During the Conservative-led government era there were several far-reaching reforms in higher education, with mergers of higher education institutions, increasing numbers of students at private institutions, the introduction of a flat-rate cut of 0.5% on all governmental budgets to be transferred to ‘special politically important areas’, and an increased monitoring of statistical indicators of institutions and staff performance, labelled as ‘New Public Management’, which has been severely criticised.
In the election campaign several of the political parties said they would address these reforms if elected and redress some of the actions decided upon by the former government and in parliament.
Back in July, the major Norwegian newspaper Aftenposten reported that several hundred people met at Nesna – a college merged into Nord University in 2016 as part of university reforms and then closed by a decision of the Nord University board in 2019 – where Vedum, the Centre Party leader, promised to re-open the college.
“After the election we will write a governmental declaration that there shall be a college at Nesna as a symbol of a new politics,” he said.
Universities Norway intervenes
Meanwhile, the Universities Norway (UHR) organisation, representing 32 Norwegian higher education institutions, sent an open letter to the coalition negotiators presenting seven demands based on the principle that “university autonomy is the best way of securing quality and thrust in knowledge”.
The demands, which were followed up by several interviews by Professor Sunniva Whittaker, chair of the board of UHR, who is also rector at the University of Agder, are:
• Reform governance of the higher education sector with more overarching objectives and less ‘governance by details’.
• Improve the conditions for basic and long-term research and take action to have more permanent top research milieus in Norway.
• Strengthen the public R&D investment beyond the current 1% of the GNP (gross national product) and work for realising the goal of 3% of GNP for research by 2030.
• Give higher education institutions an action space for realising an even higher responsibility for lifelong learning.
• Stop the budget cuts to universities. (The so-called ABE reform of 0.5% budget cuts at all governmental institutions – ‘cutting bureaucracy and increasing efficiency through budget cuts’ – introduced by the Solberg government in 2015.)

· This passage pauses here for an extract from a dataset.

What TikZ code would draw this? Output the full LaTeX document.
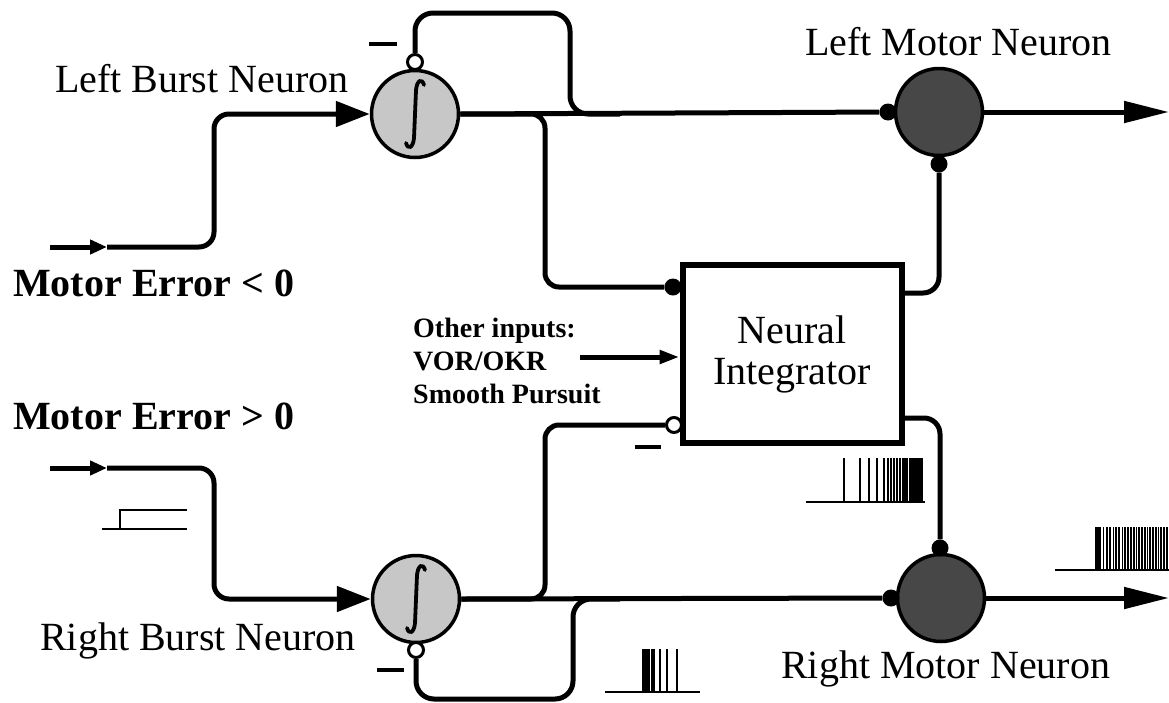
\documentclass[tikz,border=0pt]{standalone}
\usepackage{fontspec}
\setmainfont{Liberation Serif}
\usetikzlibrary{arrows.meta,calc}
\begin{document}
\begin{tikzpicture}[x=1pt,y=-1pt,
  wire/.style={line width=5pt},
  burst/.style={circle,draw,line width=3.5pt,fill=black!22,minimum size=87pt,inner sep=0pt},
  motor/.style={circle,draw,line width=3.5pt,fill=black!72,minimum size=87pt,inner sep=0pt},
  dotn/.style={circle,fill=black,minimum size=17pt,inner sep=0pt},
  odot/.style={circle,draw,line width=3pt,fill=white,minimum size=15pt,inner sep=0pt},
  boxn/.style={draw,line width=6pt,minimum width=219pt,minimum height=178pt,inner sep=0pt,align=center,font=\fontsize{40}{41}\selectfont},
  lab/.style={font=\fontsize{40}{41}\selectfont,inner sep=0pt,anchor=base west},
  blab/.style={font=\fontsize{40}{41}\selectfont\bfseries,inner sep=0pt,anchor=base west},
  slab/.style={font=\fontsize{28}{33}\selectfont\bfseries,inner sep=0pt,anchor=base west},
  bigtip/.style={-{Triangle[length=34pt,width=25pt]}},
  outtip/.style={-{Triangle[length=45pt,width=21pt]}},
  smalltip/.style={-{Triangle[length=17pt,width=14pt]}},
  midtip/.style={-{Triangle[length=20pt,width=13pt]}},
  spike/.style={line width=1.7pt},
  trace/.style={line width=2.2pt},
  integ/.style={line width=3.8pt,line cap=round},
  minusbar/.style={inner sep=0pt},
]
\useasboundingbox (0,0) rectangle (1169,702);

% neurons and integrator
\node[burst] (lb) at (415,114) {};
\node[burst] (rb) at (416,599) {};
\node[motor] (lm) at (939,112) {};
\node[motor] (rm) at (941,598) {};
\node[boxn] (ni) at (792,354) {Neural\\Integrator};

% integral signs
\foreach \n in {lb,rb}{
  \begin{scope}[shift={(\n.center)}]
    \draw[integ] (9,-29) .. controls (7,-36) and (2,-34) .. (1,-24) -- (-1,24) .. controls (-2,34) and (-7,36) .. (-9,29);
  \end{scope}
}

% synapse dots
\node[odot] (lbi) at (415,62) {};
\node[odot] (rbi) at (416,650) {};
\node[dotn] (lmin) at (888,112) {};
\node[dotn] (lmb) at (939,164) {};
\node[dotn] (rmin) at (891,598) {};
\node[dotn] (rmt) at (940,548) {};
\node[dotn] (nidot) at (673,287) {};
\node[odot] (niinh) at (674,425) {};

% inputs
\coordinate (li0) at (50,247);
\coordinate (li1) at (107,247);
\coordinate (ri0) at (50,468);
\coordinate (ri1) at (107,468);
\draw[wire,smalltip] (li0) -- (li1);
\draw[wire,bigtip,rounded corners=15pt] (li1) -- (214,247) |- (lb.west);
\draw[wire,smalltip] (ri0) -- (ri1);
\draw[wire,bigtip,rounded corners=15pt] (ri1) -- (214,468) |- (rb.west);

% self-inhibition loops
\draw[wire,rounded corners=18pt] (lbi.north) |- (570,13) |- (620,114);
\draw[wire,rounded corners=18pt] (rbi.south) |- (573,699) |- (620,599);

% main lines
\draw[wire] (lb.east) -- (lmin);
\draw[wire] (rb.east) -- (rmin);
\coordinate (lout) at (1169,112);
\coordinate (rout) at (1169,598);
\draw[wire,outtip] (lm.east) -- (lout);
\draw[wire,outtip] (rm.east) -- (rout);

% branches to integrator
\draw[wire,rounded corners=14pt] (lb.east) -| (545,287) -- (nidot);
\draw[wire,rounded corners=14pt] (rb.east) -| (545,425) -- (niinh);

% integrator outputs
\draw[wire,rounded corners=16pt] ([yshift=61pt]ni.east) -| (lmb);
\draw[wire,rounded corners=16pt] ([yshift=-64pt]ni.east) -| (rmt);

% other inputs
\coordinate (oi) at (580,357);
\draw[wire,midtip] (oi) -- ([yshift=-3pt]ni.west);
\node[slab] (oi1) at (413,337) {Other inputs:};
\node[slab] (oi2) at (413,370) {VOR/OKR};
\node[slab] (oi3) at (413,403) {Smooth Pursuit};

% labels
\node[lab] (lbl) at (55,92) {Left Burst Neuron};
\node[lab] (rbl) at (40,650) {Right Burst Neuron};
\node[lab] (lml) at (805,55) {Left Motor Neuron};
\node[lab] (rml) at (781,678) {Right Motor Neuron};
\node[blab] (me1) at (13,296) {Motor Error < 0};
\node[blab] (me2) at (13,429) {Motor Error > 0};

% minus signs
\node[minusbar] (m1) at (383,44) {\rule{28pt}{4.5pt}};
\node[minusbar] (m2) at (390,670) {\rule{27pt}{4.5pt}};
\node[minusbar] (m3) at (648,447) {\rule{26pt}{4.5pt}};

% step input
\draw[trace] (102,529) -- (187,529);
\draw[trace] (120,529) -- (120,510) -- (187,510);

% spike train below integrator
\draw[trace] (806,502) -- (925,502);
\foreach \x in {844,860,869,877,884,888,891,894,897,900,903,905,907,910,912,914,916,918,920,922}
  \draw[spike] (\x,502) -- (\x,458);

% spike train right motor output
\draw[trace] (1055,570) -- (1169,570);
\foreach \x in {1096,1098,1100,1103.5,1107,1110,1113.5,1116,1119,1122.5,1125,1128,1131,1134,1136.5,1139,1142,1145,1147.5,1150,1153,1156,1158.5,1161,1164,1167}
  \draw[spike] (\x,570) -- (\x,527);

% spike train burst output
\draw[trace] (605,692) -- (700,692);
\foreach \x in {643,645,647,649,652,654,660,667,677}
  \draw[spike] (\x,692) -- (\x,649);
\end{tikzpicture}
\end{document}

• Set up an advanced plan for digitalisation, including infrastructure and e-infrastructure and upgrading of learning and research buildings.
• Meet the students’ demand for increased funding to each student (in the form of grants and loans) by raising the annual allocation to NOK159,600 (US$18,300), to be regulated each year, and build more new and green housing for students.
After the letter was published, Whittaker was interviewed by the newspaper VG and by the researchers’ magazine Forskerforum and was asked if UHR’s demands to strengthen university autonomy also implied that politicians should not intervene and should revoke the decision to close down the Nesna college.
She said: “Yes, we are against a detailed governance by the government of the sector. This includes the closing down of Nesna. Our standpoint is that it is the higher education institutions themselves and their boards that have to decide on these matters.”
Letter should not have been sent
In the weekly Dagens Perspektiv on September 29 the editor, Magne Lerø, wrote: “If there is something the new government will not care about, it is the letter from UHR. This letter Universities Norway should not have sent. They are not served by placing themselves on a collision course with the new government.”
But Professor Sigmund Grønmo, who was rector at the University of Bergen from 2005 to 2013 and who grew up in the Nordland county, told University World News: “The re-opening of Nesna college is no threat to the autonomy of universities.”
He said UHR had formulated the seven points seeking to have them included in the government declaration and one of them, the call for governance reform with overarching goals, is particularly important.
In an interview with VG on 29 September, Whittaker of UHR said the resistance to ‘governance by details’ is relevant for the closure of study places like Nesna. She said that it was the governing boards of the higher education institutions that have this authority. “Even if this view is controversial … in principle, it is the universities and the university colleges that have the autonomy to decide how many study locations they should have.”
Grønmo said VG had gone too far in saying that the university sector is “demanding that the Centre Party in government should keep its hands off Nesna”.
“The most important point is this: Even if it is the universities and the university colleges that themselves decide upon their study places, it is the government and parliament that decide where universities and university colleges shall be located.
“They can decide to re-establish the Nesna college as an autonomous college without threatening the autonomy of other universities or university colleges,” Grønmo told University World News.